• _GIVEN INFORMATION_:

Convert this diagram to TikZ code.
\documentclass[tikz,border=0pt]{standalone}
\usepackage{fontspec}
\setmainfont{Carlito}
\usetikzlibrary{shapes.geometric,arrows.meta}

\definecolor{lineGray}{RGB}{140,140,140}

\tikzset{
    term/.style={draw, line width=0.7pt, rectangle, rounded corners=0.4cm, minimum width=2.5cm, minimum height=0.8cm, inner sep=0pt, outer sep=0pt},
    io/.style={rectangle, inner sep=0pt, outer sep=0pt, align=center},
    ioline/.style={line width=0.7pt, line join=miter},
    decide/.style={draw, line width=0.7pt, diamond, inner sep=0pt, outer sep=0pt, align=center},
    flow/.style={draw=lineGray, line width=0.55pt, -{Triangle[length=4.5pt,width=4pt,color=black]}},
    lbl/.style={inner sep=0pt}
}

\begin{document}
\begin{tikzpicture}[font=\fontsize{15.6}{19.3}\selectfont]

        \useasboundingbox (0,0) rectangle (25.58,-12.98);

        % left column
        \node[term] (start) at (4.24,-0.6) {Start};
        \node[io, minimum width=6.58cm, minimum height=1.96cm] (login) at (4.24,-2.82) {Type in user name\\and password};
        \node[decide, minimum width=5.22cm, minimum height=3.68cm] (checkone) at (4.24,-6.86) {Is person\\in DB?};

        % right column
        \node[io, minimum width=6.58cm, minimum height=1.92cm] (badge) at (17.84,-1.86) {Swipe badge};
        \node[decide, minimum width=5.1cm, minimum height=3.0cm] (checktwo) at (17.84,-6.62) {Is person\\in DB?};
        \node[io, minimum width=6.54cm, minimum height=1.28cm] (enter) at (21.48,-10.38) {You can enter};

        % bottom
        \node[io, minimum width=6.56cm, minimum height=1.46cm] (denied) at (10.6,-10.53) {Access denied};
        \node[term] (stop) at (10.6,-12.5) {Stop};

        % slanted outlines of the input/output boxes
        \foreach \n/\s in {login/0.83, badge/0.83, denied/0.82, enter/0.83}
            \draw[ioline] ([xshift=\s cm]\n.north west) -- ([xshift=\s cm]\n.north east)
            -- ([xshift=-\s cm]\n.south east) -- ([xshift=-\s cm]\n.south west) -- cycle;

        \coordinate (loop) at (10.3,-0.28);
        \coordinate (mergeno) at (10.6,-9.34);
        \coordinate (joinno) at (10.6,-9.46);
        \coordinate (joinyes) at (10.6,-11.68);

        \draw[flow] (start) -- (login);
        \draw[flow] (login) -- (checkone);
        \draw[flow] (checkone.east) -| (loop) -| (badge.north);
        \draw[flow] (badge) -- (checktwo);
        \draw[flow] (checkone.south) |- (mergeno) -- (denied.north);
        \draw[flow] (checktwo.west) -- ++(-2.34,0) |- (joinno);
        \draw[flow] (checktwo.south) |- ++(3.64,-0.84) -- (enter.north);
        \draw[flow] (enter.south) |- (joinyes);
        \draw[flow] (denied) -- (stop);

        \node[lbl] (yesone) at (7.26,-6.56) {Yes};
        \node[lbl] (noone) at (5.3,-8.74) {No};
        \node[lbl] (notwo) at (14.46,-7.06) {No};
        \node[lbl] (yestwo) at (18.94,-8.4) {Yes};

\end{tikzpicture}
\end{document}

• _INSTRUCTIONS FOR THE TASK_:
Take the listing above and set it down exactly.

• _TASK ANSWER_:
Convert this diagram to TikZ code.
\documentclass[tikz,border=0pt]{standalone}
\usepackage{fontspec}
\setmainfont{Carlito}
\usetikzlibrary{shapes.geometric,arrows.meta}

\definecolor{lineGray}{RGB}{140,140,140}

\tikzset{
    term/.style={draw, line width=0.7pt, rectangle, rounded corners=0.4cm, minimum width=2.5cm, minimum height=0.8cm, inner sep=0pt, outer sep=0pt},
    io/.style={rectangle, inner sep=0pt, outer sep=0pt, align=center},
    ioline/.style={line width=0.7pt, line join=miter},
    decide/.style={draw, line width=0.7pt, diamond, inner sep=0pt, outer sep=0pt, align=center},
    flow/.style={draw=lineGray, line width=0.55pt, -{Triangle[length=4.5pt,width=4pt,color=black]}},
    lbl/.style={inner sep=0pt}
}

\begin{document}
\begin{tikzpicture}[font=\fontsize{15.6}{19.3}\selectfont]

        \useasboundingbox (0,0) rectangle (25.58,-12.98);

        % left column
        \node[term] (start) at (4.24,-0.6) {Start};
        \node[io, minimum width=6.58cm, minimum height=1.96cm] (login) at (4.24,-2.82) {Type in user name\\and password};
        \node[decide, minimum width=5.22cm, minimum height=3.68cm] (checkone) at (4.24,-6.86) {Is person\\in DB?};

        % right column
        \node[io, minimum width=6.58cm, minimum height=1.92cm] (badge) at (17.84,-1.86) {Swipe badge};
        \node[decide, minimum width=5.1cm, minimum height=3.0cm] (checktwo) at (17.84,-6.62) {Is person\\in DB?};
        \node[io, minimum width=6.54cm, minimum height=1.28cm] (enter) at (21.48,-10.38) {You can enter};

        % bottom
        \node[io, minimum width=6.56cm, minimum height=1.46cm] (denied) at (10.6,-10.53) {Access denied};
        \node[term] (stop) at (10.6,-12.5) {Stop};

        % slanted outlines of the input/output boxes
        \foreach \n/\s in {login/0.83, badge/0.83, denied/0.82, enter/0.83}
            \draw[ioline] ([xshift=\s cm]\n.north west) -- ([xshift=\s cm]\n.north east)
            -- ([xshift=-\s cm]\n.south east) -- ([xshift=-\s cm]\n.south west) -- cycle;

        \coordinate (loop) at (10.3,-0.28);
        \coordinate (mergeno) at (10.6,-9.34);
        \coordinate (joinno) at (10.6,-9.46);
        \coordinate (joinyes) at (10.6,-11.68);

        \draw[flow] (start) -- (login);
        \draw[flow] (login) -- (checkone);
        \draw[flow] (checkone.east) -| (loop) -| (badge.north);
        \draw[flow] (badge) -- (checktwo);
        \draw[flow] (checkone.south) |- (mergeno) -- (denied.north);
        \draw[flow] (checktwo.west) -- ++(-2.34,0) |- (joinno);
        \draw[flow] (checktwo.south) |- ++(3.64,-0.84) -- (enter.north);
        \draw[flow] (enter.south) |- (joinyes);
        \draw[flow] (denied) -- (stop);

        \node[lbl] (yesone) at (7.26,-6.56) {Yes};
        \node[lbl] (noone) at (5.3,-8.74) {No};
        \node[lbl] (notwo) at (14.46,-7.06) {No};
        \node[lbl] (yestwo) at (18.94,-8.4) {Yes};

\end{tikzpicture}
\end{document}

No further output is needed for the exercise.